Я в самом деле уверен, что девочек не бывает. Тут ложное удвоение. Природа стремится к симметрии. Поскольку существует разделение на мужчин и женщин, должно существовать и разделение на мальчиков и девочек. Однако девочка не больше, чем ложное окно, обманка, как, например, грудные соски у мужчин или не дымящие трубы морских лайнеров. Я пал жертвой миража, оттого и угодил в темницу.
3 сентября 1939. Пишу эти строки на площади Терн, в своем рабочем кабинете. Сегодня около полудня я был отпущен на свободу. В девятом часу меня привели к следователю, который произнес примерно такое напутствие:
— Тиффож, вы под подозрением, против вас серьезные улики. В мирное время я бы предъявил вам обвинение и отдал под суд. Однако объявлена всеобщая мобилизация, мы на пороге войны. А вы, согласно учетной карточке, подлежите призыву первой очереди. В конце концов, вы ни в чем не признались, а малышка Мартина, возможно, и в самом деле мифоманка, как многие девочки в ее возрасте. Короче говоря, ваше дело закрыто. Но помните, Тиффож, что именно война вернула вам свободу, и постарайтесь искупить свои ошибки доблестью на полях сражений.

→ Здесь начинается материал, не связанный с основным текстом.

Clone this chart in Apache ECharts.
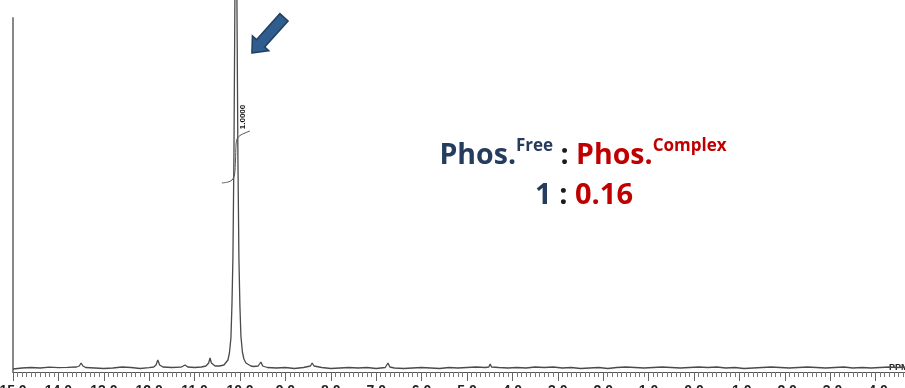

В столь отменно деликатной форме мне советовали пожертвовать своей шкурой. Но будет ли толк? Школа вновь воспылала. Вся Франция, готовясь к войне, засуетилась, как растревоженный муравейник. Но ведь нет и в помине того подъема, который был в 1914! На этот раз не нашлось Пеги и Барресов, готовых устно и письменно изрыгать на молодое поколение свою патриотическую блевотину. В результате будущие солдаты даже хорошенько не знают, за что им предстоит воевать. А действительно, за что? Только я один, Авель Тиффож по прозвищу Детоносец, микрогенитоморф и последыш в семье великих форов, это знаю, а потому…

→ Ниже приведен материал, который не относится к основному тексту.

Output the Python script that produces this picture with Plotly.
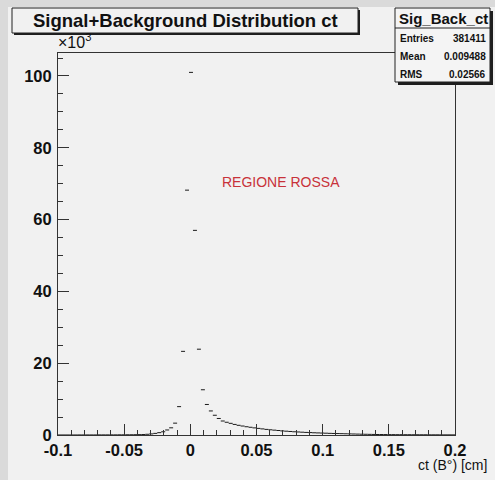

Шпики перевернули вверх дном мой кабинет. Конечно, сперли все до единой фотографии и магнитные ленты, но как ни странно, я обнаружил валяющимся на полу растрепанный блокнот с моими «Мрачными записками». Должно быть, этот малограмотный народец не сумел разобрать мои «леворукие» каракули. Прочитай их, они бы, возможно и поняли, кто я таков…
4 сентября 1939. Посмеиваться я способен только днем. В тенетах ночи я дрожу от страха перед надвигающейся великой бедой. Пока мои ближние спят, я с ужасом вглядываюсь во мглу…
И вдруг мне даровано было слово. Когда мое ухо уловило невнятный шепот, я весь содрогнулся до кончиков пальцев, и каждый волосок на моем теле встал дыбом от ужаса. Совсем рядом прошествовала тень, в которой я различил некое существо, ступающее тяжелым шагом, от которого содрогалась земля.
Господи, подтверди, что я никогда не жаждал апокалипсиса. Что я ласковый, исполненный нежности, безобидный великан, огромные кисти которого сложены в виде люльки. Ты ведь знаешь меня даже лучше, чем я сам. Я еще не произнес слов, а Ты уже ведаешь, что я скажу. Отчего же так грозно нависли озаряемые сполохами небеса, отчего кровавая испарина выступила на почве, отчего дым крематориев затмевает небесные звезды? Я молил Тебя лишь о том, чтобы, втиснувшись в промозглые темные спальни, водрузить на свои плечи лесоруба насмешливых и своевольных наездников. Но Твои трубы разорвали в клочья ласковую темень. Твои знаменья привели меня в ужас, Ты распугал мои сны, как легкую стайку бабочек, Ты повлек меня за руки и за волосы ввысь по своей сияющей лестнице!
С тайным восторгом причастился в боковом нефе церкви Св. Петра в Нейи, почувствовав в сухой пресной облатке свежий, бодрящий вкус плати Младенца Иисуса. Но какова же подлость католических священников, которые отказывают мирянам в причастии, в то время, как сами вкушают тело Господне орошенным Его теплой кровью!»